THG reported increased operating losses after taking a £26.2 million charge reflecting the exit of loss-making discontinued categories and non-core assets.
The firm has ditched the loss-making OnDemand business, and while revenue across the business fell slightly year-on-year THG say this morning this is due to a “de-emphasis in certain beauty markets and the proactive pivoting of the THG Ingenuity strategy.”
The Manchester-based e-commerce firm said in the six months to 30 June 2023, revenue fell 9.3% to £969.3 million, from £1.07 billion the year before.
While it generated record Nutrition revenue of £340.7 million, up 2.6%, Beauty revenue fell 10.4% to £538.7 million and Ingenuity revenue slipped 14.9% to £320.0 million.
On the positive side, underlying earnings (EBITDA) from continuing operations of £50.1 million were up 22.9% from £40.8 million last year, above the top end of guidance which THG had put at £47 million to £50 million, at a margin of 5.3%, up from 4.0%.
The FTSE 250-listed firm left adjusted EBITDA guidance unchanged for the full year.
But operating losses increased to £99.5 million from £89.2 million.
Adjusted EBITDA leapt 72% in its Nutrition arm to £47.1 million but fell back in Beauty to £10.6 million from £17.7 million, impacted by one-off industry de-stocking in manufacturing.
Since the start of August, however, the Beauty division has returned to growth, the company said, with other second-half events including the acquisition of City AM newspaper for £1.5 million.
THG Ingenuity also announced new and expanded partnerships including L’Oreal Group and Asda Stores Ltd
Chief executive Matthew Moulding said: “Inflationary pressures provided significant challenges to consumers and businesses alike over the past 18 months.
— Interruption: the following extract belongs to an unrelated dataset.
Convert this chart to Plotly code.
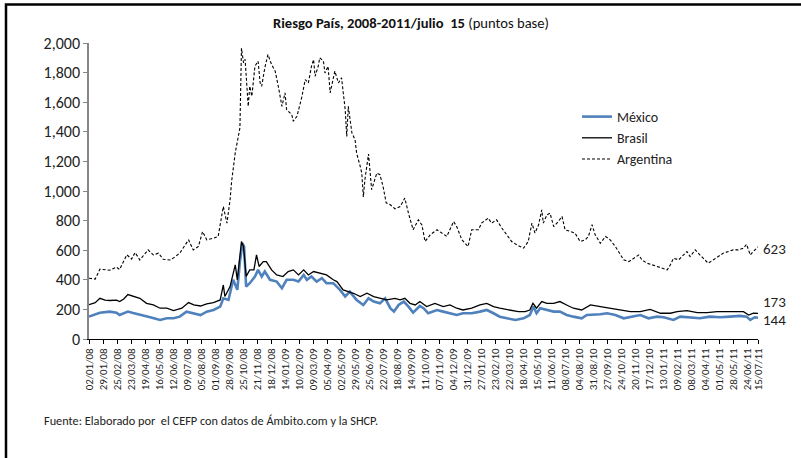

Our strategy of supporting our consumers through 2022, sacrificing margins in the short-term, is bearing fruit. This is reflected in the strong H1 results we’ve posted today, across adjusted EBITDA and cash.
“The cash performance of the Group has been strong in H1, but also over the last 12 months. Group cash flow performance improved by £350m compared to the previous 12 months, reflecting the completion of our global infrastructure roll-out program, with the Group now achieving significant operating leverage from a well invested, automated, global platform.”